類型ⅠとⅡはともに単独世帯、夫婦のみ世帯が多い都道府県ですが、2つの類型の違いは親と未婚の子供世帯が多いという点です。

このような傾向となる最大の要因は、未婚の現役世代の多さと、親と子の距離です。

そもそも結婚をすると親と子供夫婦になってしまうので、未婚の人が多いことはいわずもがなですが、加えて生活圏が重なっているかが類型ⅠとⅡを分けます。

例えば、親は地方に住んでいるが、子供は実家を出て首都圏で働いているというような場合は、いくら未婚でも物理的に一緒に住むことが難しいので、「親と未婚の子」という世帯にはなりません。

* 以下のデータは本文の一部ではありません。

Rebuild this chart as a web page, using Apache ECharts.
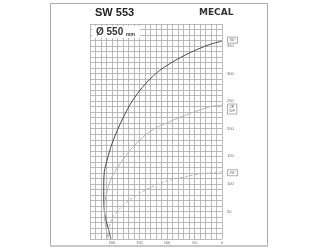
<!DOCTYPE html>
<html><head><meta charset="utf-8">
<script src="https://cdn.jsdelivr.net/npm/echarts@6/dist/echarts.min.js"></script>
<style>html,body{margin:0;padding:0;background:#fff}#c{width:320px;height:250px}</style>
</head><body><div id="c"></div>
<script>
const xTickLabels = [0, 50, 100, 150, 200];
const yTickLabels = [50, 100, 150, 200, 250, 300, 350];
const curveNames = ['30°', '2F\nDF', '20°'];
const c1X = [202, 207, 213, 215, 215, 214, 209, 200, 185, 167, 149, 131, 113, 95, 76, 58, 40, 22, 0];
const c1Y = [0, 20, 44, 74, 98, 122, 143, 173, 209, 244, 270, 290, 306, 318, 329, 338, 346, 353, 359];
const c2X = [207, 212, 214, 209, 200, 185, 167, 149, 131, 113, 95, 76, 58, 40, 22, 0];
const c2Y = [1, 25, 57, 86, 113, 137, 161, 180, 195, 205, 213, 221, 228, 234, 240, 243];
const c3X = [207, 205, 198, 185, 167, 149, 131, 113, 95, 76, 58, 40, 22, 0];
const c3Y = [4, 22, 40, 56, 72, 83, 93, 101, 107, 111, 115, 118, 120, 122];

const pairs = (xs, ys) => xs.map((x, i) => [x, ys[i]]);
const chart = echarts.init(document.getElementById('c'), null, {renderer: 'canvas'});
const endMark = (xs, ys, txt, dy) => ({
  symbol: 'circle', symbolSize: 1, silent: true, itemStyle: {color: 'rgba(0,0,0,0)'},
  data: [{coord: [xs[xs.length - 1], ys[ys.length - 1]]}],
  label: {show: true, position: 'right', distance: 5, offset: [0, dy], formatter: txt, fontSize: 4, lineHeight: 4,
    color: '#555', borderColor: '#777', borderWidth: 0.6, padding: [1, 2], fontFamily: 'Liberation Sans'}
});
chart.setOption({
  backgroundColor: '#fff',
  animation: false,
  grid: {left: 90, top: 24, width: 132, height: 215},
  xAxis: {
    type: 'value', min: 0, max: 240, interval: 10, inverse: true,
    axisLine: {show: false}, axisTick: {show: false},
    splitLine: {show: true, lineStyle: {color: '#a9a9a9', width: 0.8}},
    axisLabel: {fontSize: 4, color: '#666', margin: 2, fontFamily: 'Liberation Sans',
      formatter: v => xTickLabels.includes(v) ? String(v) : ''}
  },
  yAxis: {
    type: 'value', min: 0, max: 390, interval: 10, position: 'right',
    axisLine: {show: false}, axisTick: {show: false},
    splitLine: {show: true, lineStyle: {color: '#a9a9a9', width: 0.8}},
    axisLabel: {fontSize: 4, color: '#666', margin: 5, fontFamily: 'Liberation Sans',
      formatter: v => yTickLabels.includes(v) ? String(v) : ''}
  },
  series: [
    {type: 'line', data: pairs(c1X, c1Y), smooth: 0.3, symbol: 'none',
     lineStyle: {color: '#4a4a4a', width: 1}, markPoint: endMark(c1X, c1Y, curveNames[0], -1)},
    {type: 'line', data: pairs(c2X, c2Y), smooth: 0.3, symbol: 'none',
     lineStyle: {color: '#b5b5b5', width: 1}, markPoint: endMark(c2X, c2Y, curveNames[1], 4)},
    {type: 'line', data: pairs(c3X, c3Y), smooth: 0.3, symbol: 'none',
     lineStyle: {color: '#b5b5b5', width: 1, type: [3, 2]}, markPoint: endMark(c3X, c3Y, curveNames[2], 1)}
  ],
  graphic: [
    {type: 'rect', shape: {x: 50.5, y: 3.5, width: 217, height: 242}, style: {fill: 'none', stroke: '#aaa', lineWidth: 1}, z: 10},
    {type: 'line', shape: {x1: 50, y1: 246, x2: 268, y2: 246}, style: {stroke: '#c8c8c8', lineWidth: 2}, z: 10},
    {type: 'text', left: 95, top: 7, style: {text: 'SW 553', font: 'bold 11px "Liberation Sans"', fill: '#222'}, z: 10},
    {type: 'text', left: 199, top: 8, style: {text: 'MECAL', font: 'bold 9px "DejaVu Sans"', fill: '#333'}, z: 10},
    {type: 'rect', shape: {x: 92, y: 26, width: 48, height: 12}, style: {fill: '#fff'}, z: 10},
    {type: 'text', left: 96, top: 27, style: {text: 'Ø 550', font: 'bold 10px "Liberation Sans"', fill: '#333'}, z: 11},
    {type: 'text', left: 126, top: 32, style: {text: 'mm', font: 'bold 5px "Liberation Sans"', fill: '#333'}, z: 11}
  ]
});
</script></body></html>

そのため、東京、大阪などの首都圏や、郷土愛が強く地元で働くことが多い沖縄が「親と未婚の子」という世帯が多い類型Ⅰの都道府県となります。

類型ⅠとⅡの違いは、未婚の現役世代が近くに多くいて、かつ親と子が近くに住んでいるかどうかで分かれるのですね。

類型ⅢはⅠ、Ⅱに比べて親と子供夫婦、親と子供夫婦と孫という世帯が多いことで分類されています。

なぜこのような違いが生まれているか明確な原因はわからないようです。

調査では家族と同居する必要性が増す農業を始めとした自営業者の割合が多いと単独ではなく、親と子、親と子と孫の大家族が増えるかも検証していますが、これには相関がないそうです。